— BEGIN Records supplied —

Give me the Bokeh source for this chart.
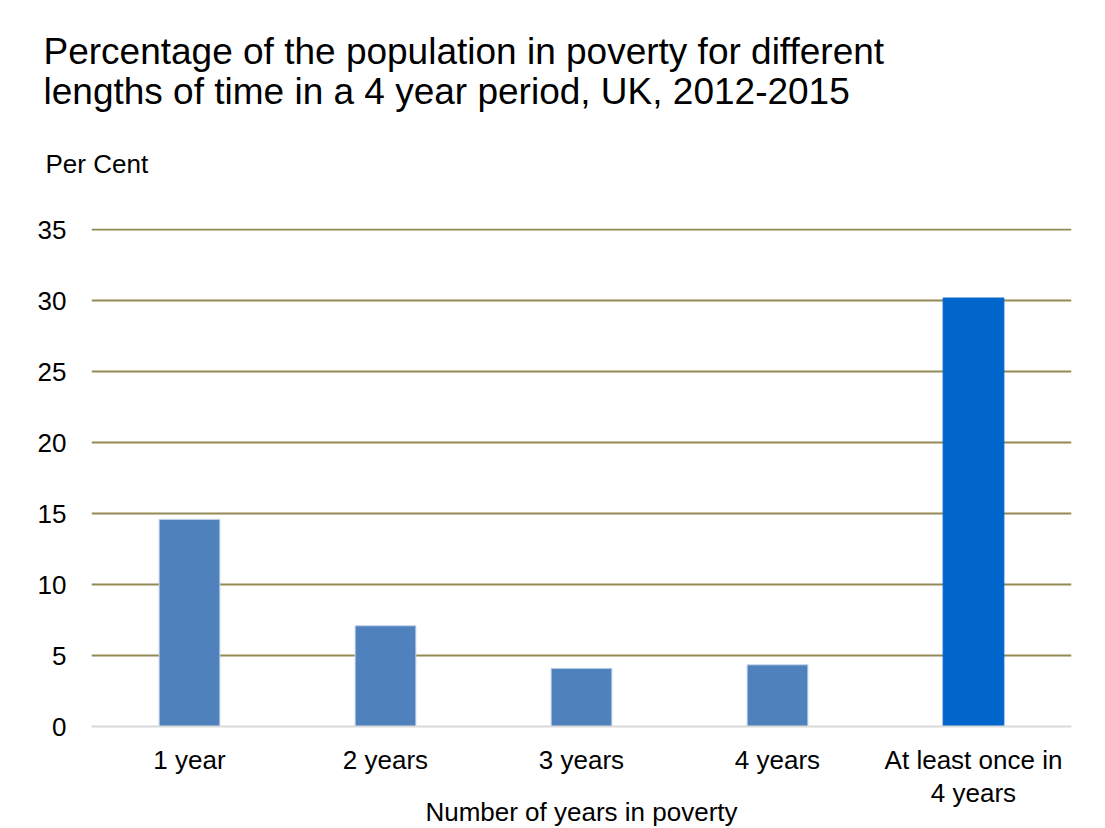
from bokeh.plotting import figure
from bokeh.models import FixedTicker, ColumnDataSource, Title
from bokeh.embed import file_html
from bokeh.resources import INLINE

categories = ["1 year", "2 years", "3 years", "4 years", "At least once in\n4 years"]
values = [14.6, 7.1, 4.1, 4.35, 30.2]
bar_colors = ["#4F81BD", "#4F81BD", "#4F81BD", "#4F81BD", "#0066CC"]
bar_edges = ["#C5D5EA", "#C5D5EA", "#C5D5EA", "#C5D5EA", "#0066CC"]
y_ticks = [0, 5, 10, 15, 20, 25, 30, 35]
title_text = "Percentage of the population in poverty for different\nlengths of time in a 4 year period, UK, 2012-2015"
y_title = "Per Cent"
x_title = "Number of years in poverty"

FONT = "Liberation Sans"

src = ColumnDataSource(dict(cat=categories, val=values, color=bar_colors, edge=bar_edges))

p = figure(width=1105, height=828, frame_width=980, frame_height=498,
           x_range=categories, y_range=(0, 35.1),
           output_backend="svg", toolbar_location=None, title_location=None,
           min_border_left=91, min_border_right=34, min_border_top=228, min_border_bottom=101)

p.vbar(x="cat", top="val", width=0.31, source=src, fill_color="color", line_color="edge", line_width=1)

p.outline_line_color = None
p.background_fill_color = "white"
p.border_fill_color = "white"

p.xgrid.grid_line_color = None
p.ygrid.ticker = FixedTicker(ticks=y_ticks[1:])
p.ygrid.grid_line_color = "#948A54"
p.ygrid.grid_line_width = 2

p.yaxis.ticker = FixedTicker(ticks=y_ticks)
p.yaxis.axis_line_color = None
p.yaxis.major_tick_line_color = None
p.yaxis.major_tick_out = 0
p.yaxis.minor_tick_line_color = None
p.yaxis.minor_tick_out = 0
p.yaxis.major_label_standoff = 25
p.yaxis.major_label_text_font = FONT
p.yaxis.major_label_text_font_size = "26px"
p.yaxis.major_label_text_color = "black"

p.xaxis.axis_line_color = "#D9D9D9"
p.xaxis.axis_line_width = 2
p.xaxis.major_tick_line_color = None
p.xaxis.major_tick_out = 0
p.xaxis.minor_tick_line_color = None
p.xaxis.minor_tick_out = 0
p.xaxis.major_label_standoff = 18
p.xaxis.major_label_text_font = FONT
p.xaxis.major_label_text_font_size = "26px"
p.xaxis.major_label_text_color = "black"
p.xaxis.major_label_text_line_height = 1.1
p.xaxis.axis_label = x_title
p.xaxis.axis_label_text_font = FONT
p.xaxis.axis_label_text_font_size = "26px"
p.xaxis.axis_label_text_font_style = "normal"
p.xaxis.axis_label_text_color = "black"
p.xaxis.axis_label_standoff = -14

p.add_layout(Title(text=y_title, align="left", offset=-46, standoff=100, text_font=FONT,
                   text_font_size="26px", text_font_style="normal", text_color="black"), "above")
p.add_layout(Title(text=title_text, align="left", offset=-48, standoff=-31, text_font=FONT,
                   text_font_size="37px", text_font_style="normal", text_color="black",
                   text_line_height=0.98), "above")

open("out.html", "w").write(file_html(p, INLINE))
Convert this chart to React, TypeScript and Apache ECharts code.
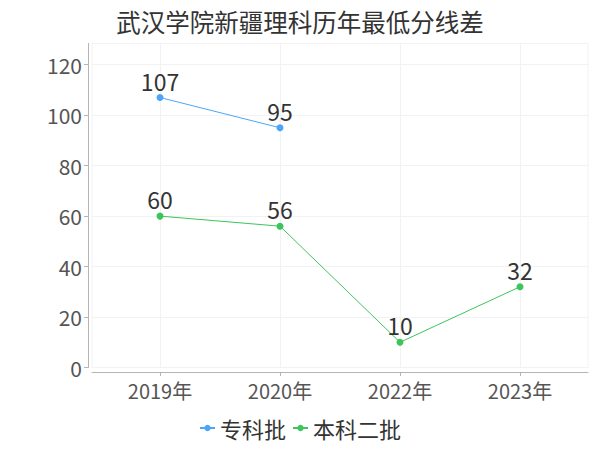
import React, { useEffect, useRef } from "react";
import * as echarts from "echarts";

const titleText = "武汉学院新疆理科历年最低分线差";
const categories = ["2019年", "2020年", "2022年", "2023年"];
const seriesNames = ["专科批", "本科二批"];
const zhuanke: (number | null)[] = [107, 95, null, null];
const benke2: (number | null)[] = [60, 56, 10, 32];
const yTicks = [0, 20, 40, 60, 80, 100, 120];
const colors = ["#4BA6F7", "#3DC55B"];

const FONT = '"Noto Sans CJK SC", "Noto Sans", sans-serif';

function toPairs(arr: (number | null)[]) {
  return arr
    .map((v, i) => (v === null ? null : [i, v]))
    .filter((p) => p !== null) as number[][];
}

export default function App() {
  const ref = useRef<HTMLDivElement>(null);
  useEffect(() => {
    document.body.style.margin = "0";
    if (!ref.current) return;
    const chart = echarts.init(ref.current, undefined, { renderer: "svg" });
    const maxVal = Math.max(...(zhuanke.filter((v) => v !== null) as number[])) * 1.2;
    const mkSeries = (name: string, arr: (number | null)[], color: string) => ({
      name,
      type: "line",
      data: toPairs(arr),
      symbol: "circle",
      symbolSize: 7,
      itemStyle: { color },
      lineStyle: { color, width: 1 },
      label: {
        show: true,
        position: "top",
        distance: 2,
        fontSize: 23,
        color: "#333",
        fontFamily: FONT,
        formatter: (p: any) => String(p.value[1]),
      },
    });
    chart.setOption({
      animation: false,
      backgroundColor: "#fff",
      textStyle: { fontFamily: FONT },
      title: {
        text: titleText,
        left: "center",
        top: 4,
        textStyle: { fontSize: 24.5, fontWeight: "normal", color: "#333", fontFamily: FONT },
      },
      legend: {
        data: seriesNames,
        bottom: 6,
        left: "center",
        itemWidth: 15,
        itemHeight: 8,
        itemGap: 6,
        textStyle: { fontSize: 22, color: "#333", fontFamily: FONT },
      },
      grid: {
        left: 92,
        right: 12,
        top: 43.5,
        bottom: 82.5,
        show: true,
        borderColor: "#f2f2f2",
        borderWidth: 1,
        backgroundColor: "transparent",
      },
      xAxis: {
        type: "value",
        min: -0.5667,
        max: 3.5667,
        offset: 4.5,
        axisLine: { show: true, onZero: false, lineStyle: { color: "#b5b5b5" } },
        axisTick: { show: true, length: 4, customValues: categories.map((_, i) => i), lineStyle: { color: "#b5b5b5" } },
        axisLabel: {
          customValues: categories.map((_, i) => i),
          formatter: (v: number) => categories[Math.round(v)] ?? "",
          fontSize: 20,
          color: "#555",
          margin: 8,
          fontFamily: FONT,
        },
        splitLine: { show: true, lineStyle: { color: "#f2f2f2" } },
      },
      yAxis: {
        type: "value",
        min: 0,
        max: maxVal,
        offset: 4,
        axisLine: { show: true, onZero: false, lineStyle: { color: "#b5b5b5" } },
        axisTick: { show: true, length: 4, customValues: yTicks, lineStyle: { color: "#b5b5b5" } },
        axisLabel: {
          customValues: yTicks,
          fontSize: 21,
          color: "#555",
          margin: 6,
          fontFamily: FONT,
        },
        splitLine: { show: true, lineStyle: { color: "#f2f2f2" } },
      },
      series: [
        mkSeries(seriesNames[0], zhuanke, colors[0]),
        mkSeries(seriesNames[1], benke2, colors[1]),
      ],
    });
    return () => chart.dispose();
  }, []);
  return <div ref={ref} style={{ width: 600, height: 450 }} />;
}
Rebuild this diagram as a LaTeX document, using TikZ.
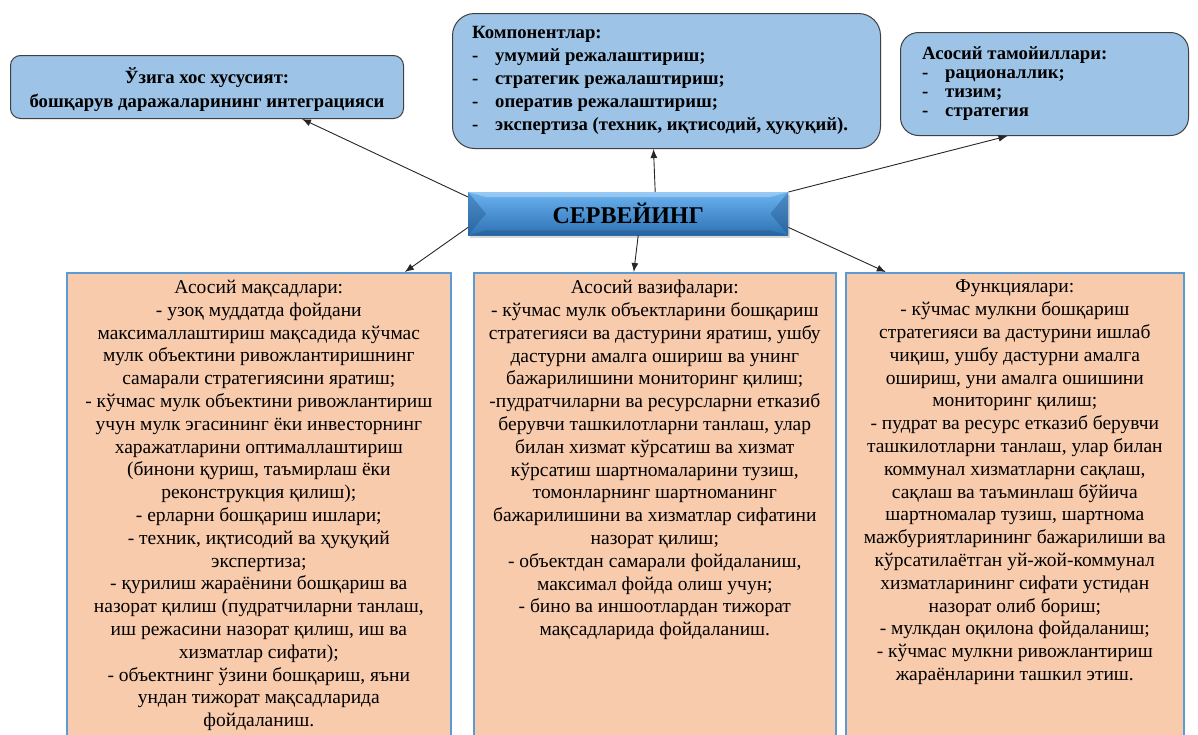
\documentclass[tikz,border=0pt]{standalone}
\usepackage{fontspec}
\setmainfont{Liberation Serif}
\usetikzlibrary{positioning,shadows,arrows.meta}
\definecolor{topblue}{HTML}{9DC3E6}
\definecolor{peach}{HTML}{F8CBAD}
\definecolor{edgeblue}{HTML}{5B9BD5}
\definecolor{barhi}{HTML}{6AB2F0}
\definecolor{barlo}{HTML}{2E72B4}
\newcommand{\itm}[1]{\makebox[23pt][l]{-}#1}
\begin{document}
\begin{tikzpicture}[x=1pt,y=-1pt,
  topbox/.style={draw=black!75,fill=topblue,line width=1pt,anchor=north west,inner sep=0pt},
  goalbox/.style={draw=edgeblue,fill=peach,line width=1.6pt,anchor=north west,minimum height=480pt},
  goaltext/.style={anchor=north,align=center,inner sep=0pt,font=\fontsize{19.5}{22.8}\selectfont},
  toptext/.style={anchor=north west,align=left,inner sep=0pt,font=\bfseries\fontsize{18.7}{#1}\selectfont},
  link/.style={-{Latex[length=9pt,width=7pt]},line width=0.9pt,black!85}]
\useasboundingbox (0,0) rectangle (1198,734);
\clip (0,0) rectangle (1198,734);
% upper boxes
\node[topbox,rounded corners=10pt,minimum width=393pt,minimum height=63pt] (kF) at (10,55) {};
\node[align=center,inner sep=0pt,font=\bfseries\fontsize{18.7}{24}\selectfont] (kFt) at ([yshift=-3pt]kF.center)
  {Ўзига хос хусусият:\\бошқарув даражаларининг интеграцияси};
\node[topbox,rounded corners=22pt,minimum width=428pt,minimum height=135pt] (kK) at (452,13) {};
\node[toptext=23] (kKt) at (472,26) {Компонентлар:\\\itm{умумий режалаштириш;}\\\itm{стратегик режалаштириш;}\\
  \itm{оператив режалаштириш;}\\\itm{экспертиза (техник, иқтисодий, ҳуқуқий).}};
\node[topbox,rounded corners=18pt,minimum width=288pt,minimum height=103pt] (kP) at (900,32) {};
\node[toptext=19] (kPt) at (922,46) {Асосий тамойиллари:\\\itm{рационаллик;}\\\itm{тизим;}\\\itm{стратегия}};
% centre bar
\node[anchor=north west,minimum width=320pt,minimum height=43pt,inner sep=0pt,
  top color=barhi,bottom color=barlo,drop shadow={opacity=0.3,shadow xshift=2pt,shadow yshift=-3pt}] (kC) at (468,192) {};
\fill[white,opacity=0.3] (kC.north west)--++(18,5)--++(284,0)--(kC.north east)--cycle;
\fill[barlo!60!black,opacity=0.3] (kC.south west)--++(18,-5)--++(284,0)--(kC.south east)--cycle;
\fill[barlo!75!black,opacity=0.4] (kC.north west)--([xshift=18pt]kC.west)--(kC.south west)--cycle;
\fill[barlo!75!black,opacity=0.4] (kC.north east)--([xshift=-18pt]kC.east)--(kC.south east)--cycle;
\node[font=\bfseries\fontsize{24}{28}\selectfont] (kCt) at (kC.center) {СЕРВЕЙИНГ};
% lower boxes
\node[goalbox,minimum width=384pt] (kM) at (66,272) {};
\node[goalbox,minimum width=362pt] (kV) at (473,272) {};
\node[goalbox,minimum width=338pt] (kN) at (845,272) {};
\node[goaltext] (kMt) at ([yshift=-8pt]kM.north) {Асосий мақсадлари:\\- узоқ муддатда фойдани\\максималлаштириш мақсадида кўчмас\\
  мулк объектини ривожлантиришнинг\\самарали стратегиясини яратиш;\\- кўчмас мулк объектини ривожлантириш\\
  учун мулк эгасининг ёки инвесторнинг\\харажатларини оптималлаштириш\\(бинони қуриш, таъмирлаш ёки\\
  реконструкция қилиш);\\- ерларни бошқариш ишлари;\\- техник, иқтисодий ва ҳуқуқий\\экспертиза;\\
  - қурилиш жараёнини бошқариш ва\\назорат қилиш (пудратчиларни танлаш,\\иш режасини назорат қилиш, иш ва\\
  хизматлар сифати);\\- объектнинг ўзини бошқариш, яъни\\ундан тижорат мақсадларида\\фойдаланиш.};
\node[goaltext] (kVt) at ([yshift=-8pt]kV.north) {Асосий вазифалари:\\- кўчмас мулк объектларини бошқариш\\
  стратегияси ва дастурини яратиш, ушбу\\дастурни амалга ошириш ва унинг\\бажарилишини мониторинг қилиш;\\
  -пудратчиларни ва ресурсларни етказиб\\берувчи ташкилотларни танлаш, улар\\билан хизмат кўрсатиш ва хизмат\\
  кўрсатиш шартномаларини тузиш,\\томонларнинг шартноманинг\\бажарилишини ва хизматлар сифатини\\
  назорат қилиш;\\- объектдан самарали фойдаланиш,\\максимал фойда олиш учун;\\- бино ва иншоотлардан тижорат\\
  мақсадларида фойдаланиш.};
\node[goaltext] (kNt) at ([yshift=-8pt]kN.north) {Функциялари:\\- кўчмас мулкни бошқариш\\
  стратегияси ва дастурини ишлаб\\чиқиш, ушбу дастурни амалга\\ошириш, уни амалга ошишини\\
  мониторинг қилиш;\\- пудрат ва ресурс етказиб берувчи\\ташкилотларни танлаш, улар билан\\
  коммунал хизматларни сақлаш,\\сақлаш ва таъминлаш бўйича\\шартномалар тузиш, шартнома\\
  мажбуриятларининг бажарилиши ва\\кўрсатилаётган уй-жой-коммунал\\хизматларининг сифати устидан\\
  назорат олиб бориш;\\- мулкдан оқилона фойдаланиш;\\- кўчмас мулкни ривожлантириш\\жараёнларини ташкил этиш.};
% arrows
\draw[link] ([yshift=-5pt]kC.north west)--([xshift=95pt]kF.south);
\draw[link] ([xshift=27pt]kC.north)--([xshift=-13pt]kK.south);
\draw[link] (kC.north east)--([xshift=-37pt]kP.south);
\draw[link] ([yshift=8pt]kC.south west)--([xshift=146pt]kM.north);
\draw[link] ([xshift=10pt]kC.south)--([xshift=-21pt]kV.north);
\draw[link] ([yshift=8pt]kC.south east)--([xshift=-129pt]kN.north);
\end{tikzpicture}
\end{document}
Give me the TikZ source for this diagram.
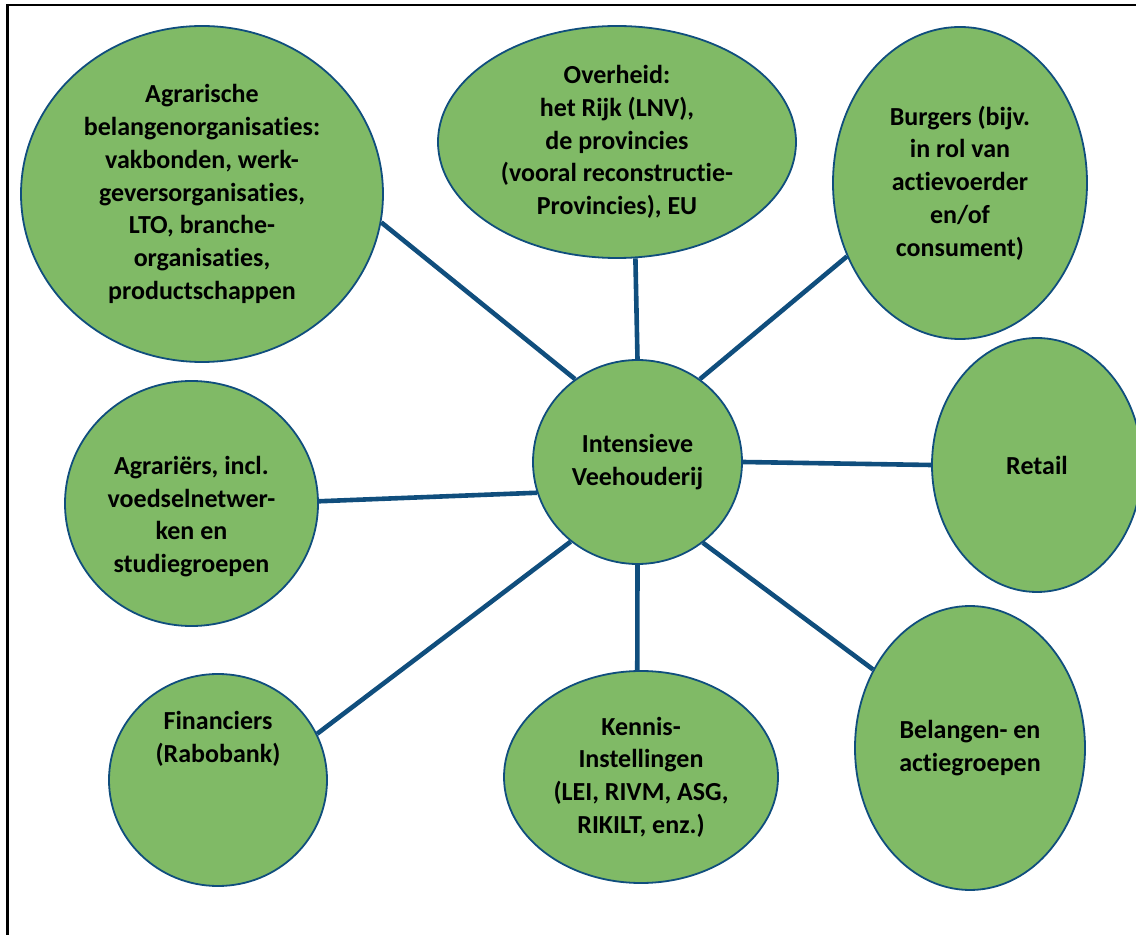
\documentclass[tikz,border=0pt]{standalone}
\usepackage{fontspec}
\setmainfont{Carlito}[Ligatures=NoCommon]
\usetikzlibrary{shapes.geometric}
\definecolor{leaf}{RGB}{128,186,102}
\definecolor{ink}{RGB}{16,78,125}
\newcommand{\actorfont}{\fontsize{13}{16.35}\selectfont\bfseries}

\begin{document}
\begin{tikzpicture}[x=0.5pt,y=-0.5pt,
        actor/.style={ellipse,draw=ink,line width=0.9pt,fill=leaf,inner sep=0pt,align=center,font=\actorfont},
        blurb/.style={align=center,font=\actorfont},
        link/.style={draw=ink,line width=2.3pt}]
        \clip (0,0) rectangle (1136,935);
        \draw[line width=1.3pt] (7.5,5) rectangle (1200,1000);
        \path
        % top row
        +(202,194)   node[actor,minimum width=181pt,minimum height=168pt] (agr) {Agrarische\\belangenorganisaties:\\vakbonden, werk-\\geversorganisaties,\\LTO, branche-\\organisaties,\\productschappen}
        +(617,142)   node[actor,minimum width=179pt,minimum height=116pt] (ovh) {Overheid:\\het Rijk (LNV),\\de provincies\\(vooral reconstructie-\\Provincies), EU}
        +(960,183)   node[actor,minimum width=127pt,minimum height=156pt] (brg) {Burgers (bijv.\\in rol van\\actievoerder\\en/of\\consument)}
        % middle row
        +(191.5,503.5) node[actor,minimum width=126.5pt,minimum height=122.5pt,
                label={[blurb,yshift=-6.5pt]center:{Agrariërs, incl.\\voedselnetwer-\\ken en\\studiegroepen}}] (agd) {}
        +(637.5,462) node[actor,minimum width=104.5pt,minimum height=102pt] (ctr) {Intensieve\\Veehouderij}
        +(1037,465)  node[actor,minimum width=105pt,minimum height=127pt] (ret) {Retail}
        % bottom row
        +(218,780)   node[actor,minimum width=109pt,minimum height=106pt,
                label={[blurb,yshift=20.75pt]center:{Financiers\\(Rabobank)}}] (fin) {}
        +(641,777)   node[actor,minimum width=137pt,minimum height=106pt] (ken) {Kennis-\\Instellingen\\(LEI, RIVM, ASG,\\RIKILT, enz.)}
        +(970,748)   node[actor,minimum width=115pt,minimum height=142pt] (blg) {Belangen- en\\actiegroepen};

        \draw[link] (ctr.127)--(agr.-9.9);
        \draw[link] (ctr.90)--(ovh.-81);
        \draw[link] (ctr.53.4)--(brg.213.8);
        \draw[link] (ctr.197)--(agd.1.4);
        \draw[link] (ctr.0)--(ret.180);
        \draw[link] (ctr.230)--(fin.25);
        \draw[link] (ctr.-90)--(ken.92);
        \draw[link] (ctr.-51.7)--(blg.141.9);
    \end{tikzpicture}
\end{document}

— END Records supplied —

Report only the number of lines in the data above that contain "diagram".

2